Flamanville-3, France's newest reactor at roughly 1.6 GW, enters a one-year major overhaul from September 2026. That is one unit off the fleet through winter and into the next spring. The shortfall is material relative to the roughly 350-370 TWh target, and it is timed against the autumn-winter window when European storage is either high or exposed. If Germany's April injection fails to recover , the Flamanville-3 overhaul compounds a thin supply stack in the quarter when the stack matters most.

For utilities and industrial offtakers the picture through Q2 is a Franco-Iberian arbitrage while the fleet runs, followed by a material reduction in the regional buffer from September. Positions that lean on French surplus persisting through Q4 2026 need to price the Flamanville-3 calendar, not the March headline.

Deep Analysis

In plain English

France generates about 70% of its electricity from nuclear power stations, more than any other major economy. After several years of problems when safety inspectors found cracks in reactor components and forced many plants offline for repairs, French nuclear output has recovered strongly in early 2026. In March 2026, EDF (the French state utility that owns the nuclear fleet) achieved its highest monthly output since 2019. This matters beyond France because French power stations export surplus electricity to neighbouring countries, helping to keep prices lower in Germany, Spain, and Italy. However, there is a catch: Flamanville-3, France's newest and most powerful reactor, is scheduled for a major one-year overhaul starting September 2026. During that overhaul, France will lose a significant amount of generating capacity, which could raise power prices across the region heading into the following winter.

Deep Analysis
Root Causes

French nuclear's 2019-2022 output collapse had a specific engineering cause: stress corrosion cracking (SCC) found in the primary circuit elbows of PWR reactors, which required simultaneous inspections and repairs across the fleet.

EDF and the French nuclear safety authority ASN eventually developed a standardised repair protocol, allowing the fleet to restart systematically from 2023. The 2026 recovery to seven-year-high output is therefore not a permanent new normal but the completion of a multi-year repair cycle.

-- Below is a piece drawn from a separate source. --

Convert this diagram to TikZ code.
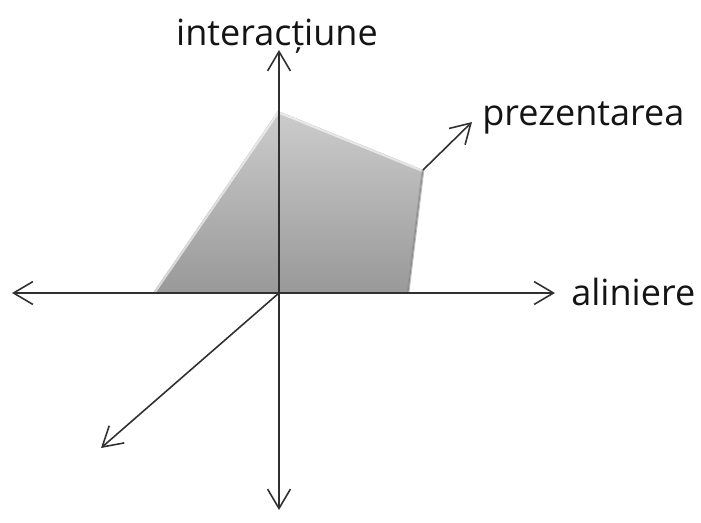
\documentclass[tikz,border=0pt]{standalone}
\usepackage{fontspec}
\setmainfont{Open Sans}
\usetikzlibrary{arrows.meta,positioning}
\definecolor{axisgray}{HTML}{303030}
\tikzset{
  axis/.style={
    draw = axisgray,
    line width = 0.9pt,
    -{Straight Barb[length=11pt,width=13pt,line width=0.9pt]}
  },
  lbl/.style={
    inner sep = 0pt,
    text = black!92,
    font = \fontsize{20.5}{24}\selectfont
  },
  face/.style={
    top color = black!20,
    bottom color = black!40,
    draw = none
  },
}

\begin{document}
\begin{tikzpicture}[x=0.02cm,y=-0.02cm]
  \useasboundingbox (0,0) rectangle (701,522);
  % axes meet here
  \coordinate (O) at (279,293);
  \coordinate (xl) at (12,293);
  \coordinate (xr) at (555,293);
  \coordinate (yt) at (279,50);
  \coordinate (yb) at (279,510);
  \coordinate (zb) at (101,448);
  % the shaded face
  \coordinate (a) at (153,293);
  \coordinate (b) at (278,111);
  \coordinate (c) at (423,170);
  \coordinate (d) at (408,293);
  \coordinate (ct) at (472,122);
  \fill[face] (a) -- (b) -- (c) -- (d) -- cycle;
  \draw[white, line width=2.5pt, opacity=0.6, line join=round] (a) -- (b) -- (c);
  \draw[black!45, line width=1.5pt, opacity=0.6] (c) -- (d);

  \draw[axis] (O) -- (xl);
  \draw[axis] (O) -- (xr);
  \draw[axis] (O) -- (yt);
  \draw[axis] (O) -- (yb);
  \draw[axis] (O) -- (zb);
  \draw[axis] (c) -- (ct);

  \node[lbl, anchor=base] (inter) at (277,45) {interacțiune};
  \node[lbl, anchor=base west] (prez) at (482,125) {prezentarea};
  \node[lbl, anchor=base west] (alin) at (571,305) {aliniere};
\end{tikzpicture}
\end{document}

Flamanville-3's September 2026 overhaul is the European Pressurised Reactor (EPR), France's first new nuclear unit since 1999 and the first EPR to enter commercial operation anywhere in the world after extensive delays. Major overhauls on first-of-class reactors carry higher schedule risk than fleet maintenance because the repair tooling and procedures have not been standardised.

What could happen next?
  • Risk

    Flamanville-3's one-year overhaul from September 2026 removes the newest and highest-capacity reactor from the fleet precisely as winter 2026-27 demand rises, reducing France's export surplus and increasing Germany and Italy's gas-fired generation hours.